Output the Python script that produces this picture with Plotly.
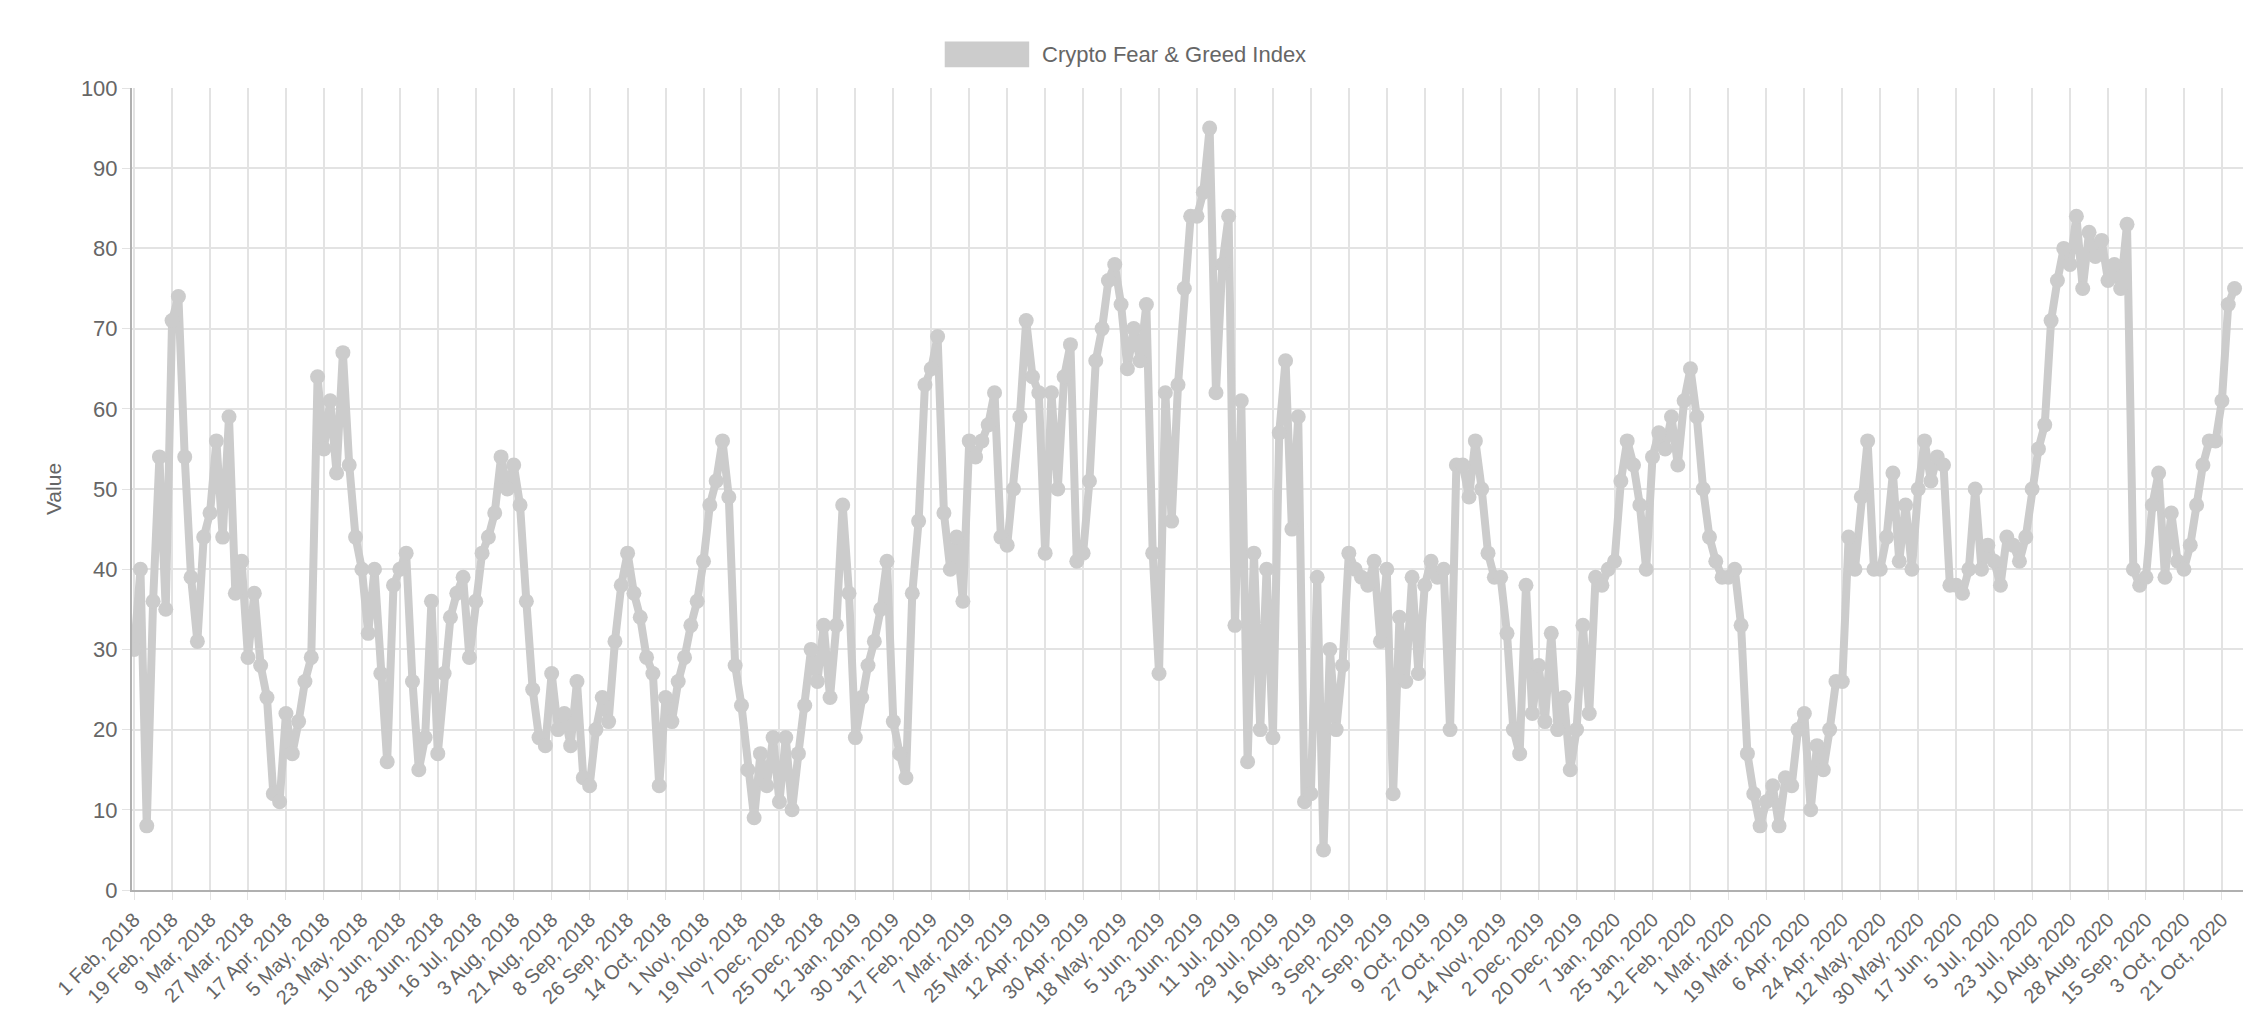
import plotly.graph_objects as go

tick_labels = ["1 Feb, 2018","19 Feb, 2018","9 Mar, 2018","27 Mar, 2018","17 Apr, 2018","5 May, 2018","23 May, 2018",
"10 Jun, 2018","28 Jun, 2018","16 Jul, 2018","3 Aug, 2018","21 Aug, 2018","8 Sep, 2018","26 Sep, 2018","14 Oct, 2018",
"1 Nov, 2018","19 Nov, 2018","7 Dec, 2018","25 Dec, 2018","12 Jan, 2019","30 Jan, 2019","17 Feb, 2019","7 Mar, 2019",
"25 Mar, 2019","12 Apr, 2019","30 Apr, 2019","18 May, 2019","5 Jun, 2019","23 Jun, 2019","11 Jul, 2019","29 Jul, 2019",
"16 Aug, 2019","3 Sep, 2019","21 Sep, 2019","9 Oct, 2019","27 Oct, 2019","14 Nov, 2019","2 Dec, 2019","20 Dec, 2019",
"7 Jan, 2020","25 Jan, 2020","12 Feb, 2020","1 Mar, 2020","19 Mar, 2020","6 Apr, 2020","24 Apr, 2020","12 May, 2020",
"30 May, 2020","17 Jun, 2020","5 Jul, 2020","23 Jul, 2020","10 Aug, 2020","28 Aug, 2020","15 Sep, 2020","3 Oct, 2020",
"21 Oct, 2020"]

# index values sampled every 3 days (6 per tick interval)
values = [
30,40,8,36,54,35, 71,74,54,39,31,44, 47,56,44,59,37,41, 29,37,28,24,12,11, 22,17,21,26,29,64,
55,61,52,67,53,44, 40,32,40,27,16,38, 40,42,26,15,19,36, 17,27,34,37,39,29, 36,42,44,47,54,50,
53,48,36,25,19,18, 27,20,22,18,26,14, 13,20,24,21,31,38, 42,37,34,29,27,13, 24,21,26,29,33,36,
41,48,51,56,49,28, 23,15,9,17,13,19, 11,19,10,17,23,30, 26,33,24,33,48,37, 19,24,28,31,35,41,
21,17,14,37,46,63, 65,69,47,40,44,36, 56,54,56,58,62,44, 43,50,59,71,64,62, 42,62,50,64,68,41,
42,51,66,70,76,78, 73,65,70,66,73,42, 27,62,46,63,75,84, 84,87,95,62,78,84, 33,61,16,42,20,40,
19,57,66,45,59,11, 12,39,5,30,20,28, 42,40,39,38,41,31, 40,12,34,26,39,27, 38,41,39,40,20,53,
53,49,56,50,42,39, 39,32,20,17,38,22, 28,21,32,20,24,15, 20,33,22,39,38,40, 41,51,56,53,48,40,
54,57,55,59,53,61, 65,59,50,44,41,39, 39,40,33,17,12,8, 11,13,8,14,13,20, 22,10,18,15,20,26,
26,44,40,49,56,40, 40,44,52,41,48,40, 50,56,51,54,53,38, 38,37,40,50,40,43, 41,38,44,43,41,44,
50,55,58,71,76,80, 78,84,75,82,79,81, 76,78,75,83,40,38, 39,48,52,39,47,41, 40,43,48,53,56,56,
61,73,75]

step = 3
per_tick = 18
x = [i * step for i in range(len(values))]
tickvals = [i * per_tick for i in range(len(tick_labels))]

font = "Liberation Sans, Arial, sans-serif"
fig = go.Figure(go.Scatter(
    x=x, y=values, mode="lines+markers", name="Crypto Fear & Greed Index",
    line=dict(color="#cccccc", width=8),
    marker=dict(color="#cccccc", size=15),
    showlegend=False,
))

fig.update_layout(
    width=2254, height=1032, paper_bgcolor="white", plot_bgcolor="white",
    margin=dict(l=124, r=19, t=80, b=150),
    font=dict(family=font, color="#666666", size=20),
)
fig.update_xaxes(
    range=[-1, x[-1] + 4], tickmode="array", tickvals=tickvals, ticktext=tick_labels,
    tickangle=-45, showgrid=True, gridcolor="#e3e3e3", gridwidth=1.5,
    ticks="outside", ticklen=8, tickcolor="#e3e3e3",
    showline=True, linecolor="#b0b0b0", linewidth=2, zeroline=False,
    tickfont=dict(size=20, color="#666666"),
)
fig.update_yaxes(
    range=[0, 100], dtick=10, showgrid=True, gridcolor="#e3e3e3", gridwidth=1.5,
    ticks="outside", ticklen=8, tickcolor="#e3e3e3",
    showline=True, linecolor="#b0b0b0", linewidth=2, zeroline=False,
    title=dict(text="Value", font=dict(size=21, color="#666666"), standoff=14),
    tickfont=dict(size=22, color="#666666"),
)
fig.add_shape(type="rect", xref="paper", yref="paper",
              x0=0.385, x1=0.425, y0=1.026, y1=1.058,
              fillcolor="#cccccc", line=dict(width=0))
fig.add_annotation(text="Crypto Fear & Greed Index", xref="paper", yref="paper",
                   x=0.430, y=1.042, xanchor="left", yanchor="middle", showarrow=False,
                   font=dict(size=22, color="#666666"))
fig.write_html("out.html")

◇ ◇ ◇

• _Short problem_
Emit the lines of the material exactly, from its first line to the line containing "import plotly.graph_objects as go", inclusive; leave every picture out.

• _Output of the exercise_
Output the Python script that produces this picture with Plotly.
import plotly.graph_objects as go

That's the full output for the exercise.